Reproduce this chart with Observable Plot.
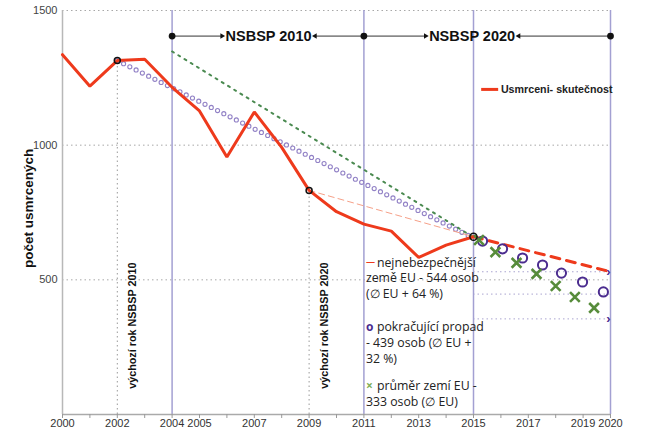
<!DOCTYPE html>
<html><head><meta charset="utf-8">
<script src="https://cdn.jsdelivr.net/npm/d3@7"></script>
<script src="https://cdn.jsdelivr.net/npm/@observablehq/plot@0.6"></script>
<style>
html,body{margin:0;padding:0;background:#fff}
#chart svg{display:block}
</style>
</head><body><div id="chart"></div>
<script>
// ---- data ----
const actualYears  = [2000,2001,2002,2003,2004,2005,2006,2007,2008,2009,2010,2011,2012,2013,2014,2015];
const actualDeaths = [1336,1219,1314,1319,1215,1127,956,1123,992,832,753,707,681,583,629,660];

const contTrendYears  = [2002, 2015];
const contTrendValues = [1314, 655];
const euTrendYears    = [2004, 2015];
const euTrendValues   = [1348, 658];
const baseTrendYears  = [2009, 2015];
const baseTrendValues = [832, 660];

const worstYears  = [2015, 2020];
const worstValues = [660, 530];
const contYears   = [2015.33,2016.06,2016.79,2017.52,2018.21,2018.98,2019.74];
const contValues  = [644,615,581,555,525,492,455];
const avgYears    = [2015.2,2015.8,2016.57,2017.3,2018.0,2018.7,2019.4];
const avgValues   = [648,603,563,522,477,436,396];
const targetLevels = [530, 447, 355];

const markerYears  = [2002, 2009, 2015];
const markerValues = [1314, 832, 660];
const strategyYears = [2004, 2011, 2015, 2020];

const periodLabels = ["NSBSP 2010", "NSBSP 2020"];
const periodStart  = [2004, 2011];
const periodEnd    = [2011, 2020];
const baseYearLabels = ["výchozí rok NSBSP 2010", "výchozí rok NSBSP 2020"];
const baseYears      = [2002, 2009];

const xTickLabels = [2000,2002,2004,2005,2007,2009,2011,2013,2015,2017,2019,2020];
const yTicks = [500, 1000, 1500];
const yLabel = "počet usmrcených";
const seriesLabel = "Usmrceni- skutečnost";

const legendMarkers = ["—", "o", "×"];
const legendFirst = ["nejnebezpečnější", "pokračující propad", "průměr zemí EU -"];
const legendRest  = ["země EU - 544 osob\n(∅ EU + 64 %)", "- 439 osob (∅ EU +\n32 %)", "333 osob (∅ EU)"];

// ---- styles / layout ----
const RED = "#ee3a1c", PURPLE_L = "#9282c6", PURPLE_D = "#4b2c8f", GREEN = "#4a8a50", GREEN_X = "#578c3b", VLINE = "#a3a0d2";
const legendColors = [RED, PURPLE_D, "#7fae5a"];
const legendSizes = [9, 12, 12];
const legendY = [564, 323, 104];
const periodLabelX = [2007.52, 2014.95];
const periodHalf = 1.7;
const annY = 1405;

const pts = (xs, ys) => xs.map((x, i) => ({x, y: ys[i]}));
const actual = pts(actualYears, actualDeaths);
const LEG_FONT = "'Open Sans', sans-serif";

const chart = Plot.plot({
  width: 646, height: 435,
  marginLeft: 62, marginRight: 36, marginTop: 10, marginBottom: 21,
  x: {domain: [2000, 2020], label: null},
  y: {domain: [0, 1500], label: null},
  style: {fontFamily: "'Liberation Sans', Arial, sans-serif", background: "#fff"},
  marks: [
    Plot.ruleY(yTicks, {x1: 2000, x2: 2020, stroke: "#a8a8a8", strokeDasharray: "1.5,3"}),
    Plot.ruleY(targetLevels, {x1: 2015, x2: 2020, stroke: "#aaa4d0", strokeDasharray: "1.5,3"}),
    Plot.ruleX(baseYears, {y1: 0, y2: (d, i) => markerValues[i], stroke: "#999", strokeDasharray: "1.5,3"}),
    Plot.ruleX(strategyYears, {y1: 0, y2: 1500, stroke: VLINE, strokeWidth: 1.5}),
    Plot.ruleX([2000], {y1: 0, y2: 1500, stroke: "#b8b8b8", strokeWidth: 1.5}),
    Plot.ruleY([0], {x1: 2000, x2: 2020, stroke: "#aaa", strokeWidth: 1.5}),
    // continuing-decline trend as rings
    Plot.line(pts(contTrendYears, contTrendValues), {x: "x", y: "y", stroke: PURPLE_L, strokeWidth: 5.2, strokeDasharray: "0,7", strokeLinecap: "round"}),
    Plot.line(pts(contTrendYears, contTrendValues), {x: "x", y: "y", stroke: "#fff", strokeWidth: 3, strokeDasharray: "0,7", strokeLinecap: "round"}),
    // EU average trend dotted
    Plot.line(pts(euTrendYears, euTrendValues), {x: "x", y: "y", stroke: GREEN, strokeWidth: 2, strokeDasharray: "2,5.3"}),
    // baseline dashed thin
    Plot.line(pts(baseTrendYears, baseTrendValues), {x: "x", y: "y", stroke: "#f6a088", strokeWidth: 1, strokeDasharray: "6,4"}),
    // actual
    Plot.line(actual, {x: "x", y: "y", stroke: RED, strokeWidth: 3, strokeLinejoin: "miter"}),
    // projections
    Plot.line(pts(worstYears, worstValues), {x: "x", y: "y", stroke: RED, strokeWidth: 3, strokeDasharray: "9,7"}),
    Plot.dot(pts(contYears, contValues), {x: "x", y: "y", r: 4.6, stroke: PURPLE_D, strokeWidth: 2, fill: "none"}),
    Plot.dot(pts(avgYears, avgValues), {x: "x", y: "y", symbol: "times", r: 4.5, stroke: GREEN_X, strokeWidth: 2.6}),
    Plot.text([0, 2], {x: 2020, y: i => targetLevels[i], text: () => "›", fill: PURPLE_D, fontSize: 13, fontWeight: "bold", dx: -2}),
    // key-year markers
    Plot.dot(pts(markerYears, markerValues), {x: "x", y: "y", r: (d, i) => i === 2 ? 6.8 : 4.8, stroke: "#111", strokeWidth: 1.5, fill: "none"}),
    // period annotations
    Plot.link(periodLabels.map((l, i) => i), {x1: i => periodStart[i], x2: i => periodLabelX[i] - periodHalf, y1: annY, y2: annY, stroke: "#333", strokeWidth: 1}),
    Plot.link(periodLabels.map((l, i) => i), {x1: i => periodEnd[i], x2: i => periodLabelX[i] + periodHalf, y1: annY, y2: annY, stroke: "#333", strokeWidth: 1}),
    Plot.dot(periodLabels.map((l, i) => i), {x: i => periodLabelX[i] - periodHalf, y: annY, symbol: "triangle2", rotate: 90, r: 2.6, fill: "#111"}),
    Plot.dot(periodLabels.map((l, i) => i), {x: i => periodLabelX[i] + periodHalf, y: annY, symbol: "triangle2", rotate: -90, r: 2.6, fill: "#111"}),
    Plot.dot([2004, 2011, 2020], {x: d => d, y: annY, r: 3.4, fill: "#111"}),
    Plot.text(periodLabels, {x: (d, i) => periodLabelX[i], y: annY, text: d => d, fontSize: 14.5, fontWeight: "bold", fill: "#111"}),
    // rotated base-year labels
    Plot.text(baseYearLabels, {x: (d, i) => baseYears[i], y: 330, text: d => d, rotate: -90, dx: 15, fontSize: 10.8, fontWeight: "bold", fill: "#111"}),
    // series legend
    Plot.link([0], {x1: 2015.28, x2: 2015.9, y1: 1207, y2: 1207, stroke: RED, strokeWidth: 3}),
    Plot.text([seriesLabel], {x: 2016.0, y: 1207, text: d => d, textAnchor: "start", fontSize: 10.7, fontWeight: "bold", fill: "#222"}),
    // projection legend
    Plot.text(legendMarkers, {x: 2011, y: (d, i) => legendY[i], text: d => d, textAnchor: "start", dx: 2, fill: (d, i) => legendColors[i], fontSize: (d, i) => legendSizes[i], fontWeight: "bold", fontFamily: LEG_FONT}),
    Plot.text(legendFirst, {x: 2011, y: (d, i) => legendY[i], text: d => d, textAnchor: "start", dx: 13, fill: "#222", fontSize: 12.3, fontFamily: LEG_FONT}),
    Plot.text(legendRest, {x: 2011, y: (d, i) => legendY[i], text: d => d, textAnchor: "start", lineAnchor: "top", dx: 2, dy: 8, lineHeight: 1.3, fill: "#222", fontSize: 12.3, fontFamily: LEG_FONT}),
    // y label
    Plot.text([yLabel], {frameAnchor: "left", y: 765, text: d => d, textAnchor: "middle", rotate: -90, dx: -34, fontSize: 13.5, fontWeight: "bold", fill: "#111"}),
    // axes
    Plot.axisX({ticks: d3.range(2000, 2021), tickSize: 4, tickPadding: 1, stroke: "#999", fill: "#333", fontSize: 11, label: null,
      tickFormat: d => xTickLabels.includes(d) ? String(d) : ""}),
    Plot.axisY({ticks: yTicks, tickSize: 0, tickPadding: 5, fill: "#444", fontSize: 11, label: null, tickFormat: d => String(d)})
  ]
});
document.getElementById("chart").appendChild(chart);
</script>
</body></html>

━━━━━━━━━━━━━━━━━━━━

What to produce => Begin at the first line of the material and copy each line exactly through the one containing "- 544 osob\n(∅". Omit pictures.

Written solution =>
Reproduce this chart with Observable Plot.
<!DOCTYPE html>
<html><head><meta charset="utf-8">
<script src="https://cdn.jsdelivr.net/npm/d3@7"></script>
<script src="https://cdn.jsdelivr.net/npm/@observablehq/plot@0.6"></script>
<style>
html,body{margin:0;padding:0;background:#fff}
#chart svg{display:block}
</style>
</head><body><div id="chart"></div>
<script>
// ---- data ----
const actualYears  = [2000,2001,2002,2003,2004,2005,2006,2007,2008,2009,2010,2011,2012,2013,2014,2015];
const actualDeaths = [1336,1219,1314,1319,1215,1127,956,1123,992,832,753,707,681,583,629,660];

const contTrendYears  = [2002, 2015];
const contTrendValues = [1314, 655];
const euTrendYears    = [2004, 2015];
const euTrendValues   = [1348, 658];
const baseTrendYears  = [2009, 2015];
const baseTrendValues = [832, 660];

const worstYears  = [2015, 2020];
const worstValues = [660, 530];
const contYears   = [2015.33,2016.06,2016.79,2017.52,2018.21,2018.98,2019.74];
const contValues  = [644,615,581,555,525,492,455];
const avgYears    = [2015.2,2015.8,2016.57,2017.3,2018.0,2018.7,2019.4];
const avgValues   = [648,603,563,522,477,436,396];
const targetLevels = [530, 447, 355];

const markerYears  = [2002, 2009, 2015];
const markerValues = [1314, 832, 660];
const strategyYears = [2004, 2011, 2015, 2020];

const periodLabels = ["NSBSP 2010", "NSBSP 2020"];
const periodStart  = [2004, 2011];
const periodEnd    = [2011, 2020];
const baseYearLabels = ["výchozí rok NSBSP 2010", "výchozí rok NSBSP 2020"];
const baseYears      = [2002, 2009];

const xTickLabels = [2000,2002,2004,2005,2007,2009,2011,2013,2015,2017,2019,2020];
const yTicks = [500, 1000, 1500];
const yLabel = "počet usmrcených";
const seriesLabel = "Usmrceni- skutečnost";

const legendMarkers = ["—", "o", "×"];
const legendFirst = ["nejnebezpečnější", "pokračující propad", "průměr zemí EU -"];
const legendRest  = ["země EU - 544 osob\n(∅ EU + 64 %)", "- 439 osob (∅ EU +\n32 %)", "333 osob (∅ EU)"];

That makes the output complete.